C'est un scandale sanitaire, que le mouvement de contestation actuel aux Antilles françaises, provoqué par l'obligation vaccinale, a permis de remettre sur la table. De 1972 à 1993, un pesticide, connu sous le nom de chlordécone, a été utilisé dans les bananeraies en Guadeloupe et en Martinique afin de lutter contre le charançon, un insecte ravageur qui détruisait les cultures. Les planteurs de bananes réclament aujourd'hui réparation.

Une pollution pendant 700 ans 

 

C'est le cas également des habitants, trois associations et plus de 1.200 personnes mobilisées pour une action devant le tribunal administratif de Paris afin de condamner l'Etat. Un an et demi après cette action collective, une date d'audience a été fixée à l'été prochain.
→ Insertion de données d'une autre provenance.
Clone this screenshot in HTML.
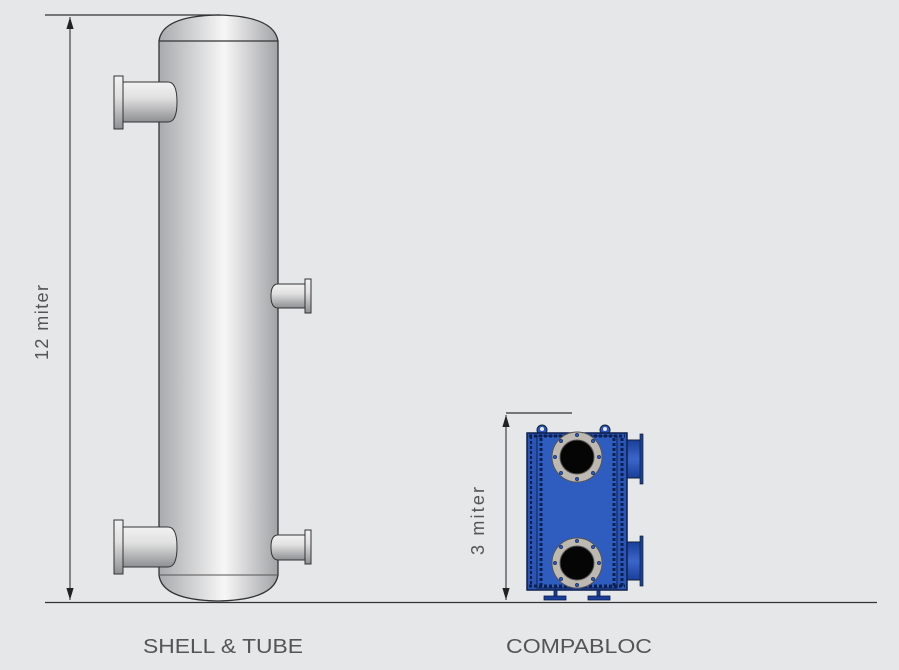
<!DOCTYPE html>
<html><head><meta charset="utf-8"><style>
html,body{margin:0;padding:0;background:#e6e7e9;}
svg{display:block;font-family:"Liberation Sans",sans-serif;}
</style></head><body>
<svg width="899" height="670" viewBox="0 0 899 670" xmlns="http://www.w3.org/2000/svg">
<defs>
<linearGradient id="g" x1="0" x2="1" y1="0" y2="0">
<stop offset="0" stop-color="#a9aaad"/><stop offset="0.55" stop-color="#f7f7f7"/><stop offset="1" stop-color="#a2a3a6"/>
</linearGradient>
<linearGradient id="gv" x1="0" x2="0" y1="0" y2="1">
<stop offset="0" stop-color="#f2f2f2"/><stop offset="0.4" stop-color="#e0e0e0"/><stop offset="1" stop-color="#8e8f92"/>
</linearGradient>
<linearGradient id="bp" x1="0" x2="0" y1="0" y2="1">
<stop offset="0" stop-color="#1a3f9a"/><stop offset="0.5" stop-color="#3b66c9"/><stop offset="1" stop-color="#1a3f9a"/>
</linearGradient>
<marker id="ar" viewBox="0 0 10 10" refX="10" refY="5" markerWidth="12" markerHeight="12" orient="auto-start-reverse"><path d="M0,2 L10,5 L0,8z" fill="#222"/></marker>
</defs>
<rect width="899" height="670" fill="#e6e7e9"/>
<line x1="45" y1="602.5" x2="877" y2="602.5" stroke="#333" stroke-width="1.2"/>
<line x1="45" y1="15" x2="220" y2="15" stroke="#333" stroke-width="1.2"/>
<line x1="70" y1="17" x2="70" y2="600" stroke="#222" stroke-width="1" marker-start="url(#ar)" marker-end="url(#ar)"/>
<text transform="translate(48,360) rotate(-90)" font-size="18" fill="#555" textLength="75" lengthAdjust="spacing">12  miter</text>
<!-- vessel body -->
<path d="M159,41 Q162,16 218,15 Q274,16 278,41 L278,575 Q274,600 218,601 Q162,600 159,575 Z" fill="url(#g)" stroke="#333" stroke-width="1.3"/>
<line x1="159" y1="41" x2="278" y2="41" stroke="#333" stroke-width="1.3"/>
<line x1="159" y1="575" x2="278" y2="575" stroke="#555" stroke-width="1"/>
<!-- left nozzles on top of body -->
<path d="M120,82 L168,82 Q177,82 177,102 Q177,122 168,122 L120,122 Z" fill="url(#gv)" stroke="#333"/>
<rect x="114" y="76" width="9" height="53" fill="url(#gv)" stroke="#333"/>
<path d="M120,527 L168,527 Q177,527 177,547 Q177,567 168,567 L120,567 Z" fill="url(#gv)" stroke="#333"/>
<rect x="114" y="520" width="9" height="54" fill="url(#gv)" stroke="#333"/>
<!-- right nozzles -->
<path d="M278,284 Q271,284 271,296 Q271,308 278,308 L306,308 L306,284 Z" fill="url(#gv)" stroke="#333"/>
<rect x="305" y="279" width="6" height="34" fill="url(#gv)" stroke="#333"/>
<path d="M278,535 Q271,535 271,547 Q271,560 278,560 L306,560 L306,535 Z" fill="url(#gv)" stroke="#333"/>
<rect x="305" y="530" width="6" height="34" fill="url(#gv)" stroke="#333"/>
<!-- compabloc dimension -->
<line x1="506" y1="413" x2="572" y2="413" stroke="#333" stroke-width="1.2"/>
<line x1="506" y1="415" x2="506" y2="600" stroke="#222" stroke-width="1" marker-start="url(#ar)" marker-end="url(#ar)"/>
<text transform="translate(484,555) rotate(-90)" font-size="18" fill="#555" textLength="68" lengthAdjust="spacing">3  miter</text>
<!-- compabloc -->
<rect x="625" y="440" width="16" height="38" fill="url(#bp)" stroke="#123"/>
<rect x="640" y="434" width="3" height="50" fill="#1a3f9a" stroke="#123" stroke-width=".7"/>
<rect x="625" y="542" width="16" height="38" fill="url(#bp)" stroke="#123"/>
<rect x="640" y="536" width="3" height="50" fill="#1a3f9a" stroke="#123" stroke-width=".7"/>
<circle cx="542" cy="430" r="5" fill="#2b55b8" stroke="#123"/><circle cx="542" cy="429" r="2" fill="#e6e7e9"/>
<circle cx="605" cy="430" r="5" fill="#2b55b8" stroke="#123"/><circle cx="605" cy="429" r="2" fill="#e6e7e9"/>
<rect x="527" y="433" width="100" height="157" fill="#2a55b5" stroke="#0d1f4d" stroke-width="1.5"/>
<rect x="537" y="436" width="80" height="152" fill="#2f5dbf" stroke="#0d1f4d" stroke-width="1"/>
<line x1="531" y1="436" x2="531" y2="587" stroke="#0d1f4d" stroke-width="2" stroke-dasharray="3,2"/>
<line x1="541" y1="438" x2="541" y2="586" stroke="#0d1f4d" stroke-width="3" stroke-dasharray="3,2"/>
<line x1="614" y1="438" x2="614" y2="586" stroke="#0d1f4d" stroke-width="3" stroke-dasharray="3,2"/>
<line x1="622" y1="438" x2="622" y2="586" stroke="#0d1f4d" stroke-width="3" stroke-dasharray="3,2"/>
<line x1="529" y1="436" x2="625" y2="436" stroke="#0d1f4d" stroke-width="3" stroke-dasharray="3,2"/>
<line x1="529" y1="586" x2="625" y2="586" stroke="#0d1f4d" stroke-width="3" stroke-dasharray="3,2"/>
<g stroke="#555" stroke-width="1">
<circle cx="577" cy="457" r="25" fill="#bdb8b0"/><circle cx="577" cy="457" r="17" fill="#050505"/>
<circle cx="577" cy="563" r="25" fill="#bdb8b0"/><circle cx="577" cy="563" r="17" fill="#050505"/>
</g>
<g fill="#2b55b8" stroke="#123" stroke-width=".5">
<circle cx="577" cy="435" r="1.8"/><circle cx="577" cy="479" r="1.8"/><circle cx="555" cy="457" r="1.8"/><circle cx="599" cy="457" r="1.8"/>
<circle cx="561" cy="441" r="1.8"/><circle cx="593" cy="441" r="1.8"/><circle cx="561" cy="473" r="1.8"/><circle cx="593" cy="473" r="1.8"/>
<circle cx="577" cy="541" r="1.8"/><circle cx="577" cy="585" r="1.8"/><circle cx="555" cy="563" r="1.8"/><circle cx="599" cy="563" r="1.8"/>
<circle cx="561" cy="547" r="1.8"/><circle cx="593" cy="547" r="1.8"/><circle cx="561" cy="579" r="1.8"/><circle cx="593" cy="579" r="1.8"/>
</g>
<g fill="#1a3f9a" stroke="#0d1f4d" stroke-width=".8">
<rect x="554" y="590" width="3" height="7"/><rect x="597" y="590" width="3" height="7"/>
<rect x="544" y="596" width="22" height="4"/><rect x="588" y="596" width="22" height="4"/>
</g>
<text x="143" y="653" font-size="20" fill="#555" textLength="160" lengthAdjust="spacingAndGlyphs">SHELL &amp; TUBE</text>
<text x="506" y="653" font-size="20" fill="#555" textLength="146" lengthAdjust="spacingAndGlyphs">COMPABLOC</text>
</svg>
</body></html>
"Lorsque le danger s'est révélé au monde entier à partir de 1975, l'Etat français n'a pris aucune disposition. Il a fallu que l'Europe se fâche dans les années 80 pour qu'en 1990, les produits soient interdits", rappelle Me Christophe Lèguevaques, l'un des avocats saisis du dossier. "Nous demandons, nous, l'indemnisation. Ce qu'on appelle le préjudice moral d'anxiété." 

Pour la population, l'Etat n'a pas protégé la population antillaise, contaminée à plus de 90% au chlordécone, ce perturbateur endocrinien reconnu comme neurotoxique et classé cancérogène "possible" dès 1979 par l’Organisation mondiale de la santé (OMS). "Ces populations sont exposées à un risque majeur et elles ont des craintes pour leur vie et celle de leurs enfants, voire de leurs arrière-petits-enfants, puisqu'on nous explique que la pollution va durer pendant 700 ans", alerte l'avocat. 

Un quatrième "plan chlordécone"

Les plaignants demandent 15.000€ chacun, que les habitants soient indemnisés, et pas seulement les agriculteurs. Ils veulent aussi que l'Etat répare et agisse avec la création d'une convention citoyenne sur l'environnement aux Antilles, par exemple. Pour apaiser les tensions, un quatrième "Plan chlordécone" a été mis en place par le gouvernement.

Le ministre de l’Agriculture et de l’Alimentation Julien Denormandie a promis, le 28 novembre, un décret "avant la fin de l’année" pour faire reconnaître le cancer de la prostate comme maladie professionnelle et d'indemniser les agriculteurs. Loin d'être suffisant pour plus d’un millier de plaignants qui attendent encore que la justice reconnaisse la responsabilité de l’Etat.